There are things I'm supposed to like. How do I know? People tell us all the time what we're supposed to like (hint: the same things they do). Usually, I find out what I'm supposed to like after I've already announced I can't stand it and see the horrified reaction of some well-meaning family member or friend.
And let's face it, I can be a little contrary when it comes to following the crowd. Telling me I'm supposed to like something, is a sure-fire way to get me to research it for myself to see if I can find a good reason to give it a thumbs down. There are many things I do like that statistically I'm supposed to, including chocolate, my mini-van and Matthew McConaughey. But here's where things start to go wrong for me:
1. San Francisco - The coldest winter I ever knew was the summer I spent in San Francisco. I really can't stand San Francisco. Maybe it's the Ohio bumpkin in me but if I'm going to go to all the trouble to fly to California--then I want it to be warm, dammit. I have been to San Francisco in August and frozen my a** off. Of course, San Francisco is everyone's favorite place for its architecture and culture and blah, blah, blah. It's too damn cold.
2. Kittens - Let's just get this out of the way. I don't like cats. They give me the heebie jeebies. I wish I was allergic (or had started that lie a long time ago), so I could gracefully get away from your feline but the truth is I don't see any redeeming qualities in cats. If I told you I was going to invite a creature into my home that would urinate on the carpets, scratch my arms bloody, plus cost me thousands of dollars to feed and entertain--wouldn't you say I was an idiot. Don't tell me your cat is special. And unless you want me to go into dry heaves, don't show me photos of your cat on your phone or refer to yourself as its mommy.
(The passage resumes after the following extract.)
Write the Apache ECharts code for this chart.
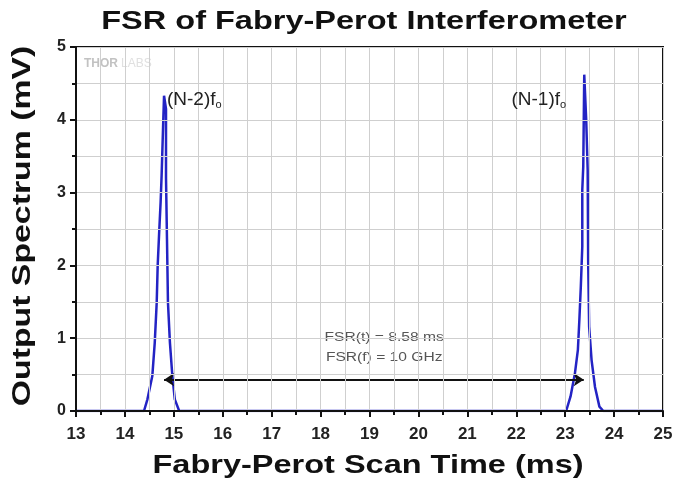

3. Reality TV - Well, for all the enemies I just made with #2, I'll probably win some people back with this one. I don't watch Survivor, Amazing Race or any of the rest of them. I don't care what Ozzy Osbourne eats for breakfast and I care even less about Bruce Jenner's family issues. Unlike cat lovers, who are weird, I don't hold anything against you for liking Reality TV. I just don't join you.
4. The Ohio State University - Oh, boy. No cow is sacred with me. I am here to state publicly that I am not a Buckeye fan. Apparently, anyone with an Ohio drivers license and the opportunity to purchase a red t-shirt at Sears is automatically supposed to stay home every Saturday in the fall and support a university they've never visited--let alone attended. Husband went to OSU and I'm very happy to get out of the way and let him watch the game. But it just irks me when people just assume I would be a fan. Why? I went to Ohio University. In Athens. Also, it peeves me when local TV newscasters talk about OSU as if it were a hometown team. Do you know how many universities there are between here and Columbus?
5. Soccer - My two sons played soccer this year. I have never liked soccer and I don't think I ever will, however, I may have to learn to tolerate it since my nine year-old has already been told by a high school coach that he has a good foot, whatever that means.
6. Lettuce on a sandwich - This falls into the category of things you see so often that the only explanation is that you are expected to want it. I will eat a salad (not often enough) but I can't stand to eat lettuce on a sandwich or other non-salad food. Do you know how many business box lunches I've had to try and inconspicuously pick apart.Who made this rule? Am I the only person picking every shred of lettuce off their taco?
7. Crocs - I know they have more normal looking styles now but I have never been interested in sticking my foot into one of those shapeless plastic shoes. And yet people swear by them.
8. Cantaloupe and strawberries - Have you ever ordered a fruit cup? Why does every fruit cup come with one grape, one apple chunk and 50 pieces of tasteless cantaloupe. Is it cheap? Or are we expected to be delighted to see that much cantaloupe? Also, every summer of my childhood my family would be ecstatic to get their first bowl of fresh strawberries. Except for me. And then the you don't like strawberries?? would start. Really, no one could remember that.
9. iPod - I'm not really opposed to the device called iPod, I just don't need music piped into my ears all day. After the Walkman died down, people got along fine for several years without constantly listening to music. Now all the sudden, they are completely traumatized if they can't have music while they walk down the street. Hum.
10.Coffee - Why is it that the only free beverage offered in modern America is the one I don't like? Even water isn't free anymore.
Lest you think I'm a complete curmudgeon, I do like campfires, boat rides, baby pigs and baking chocolate cake from scratch.
But no matter how much we do like, society still has its expectations. What are you supposed to like but don't?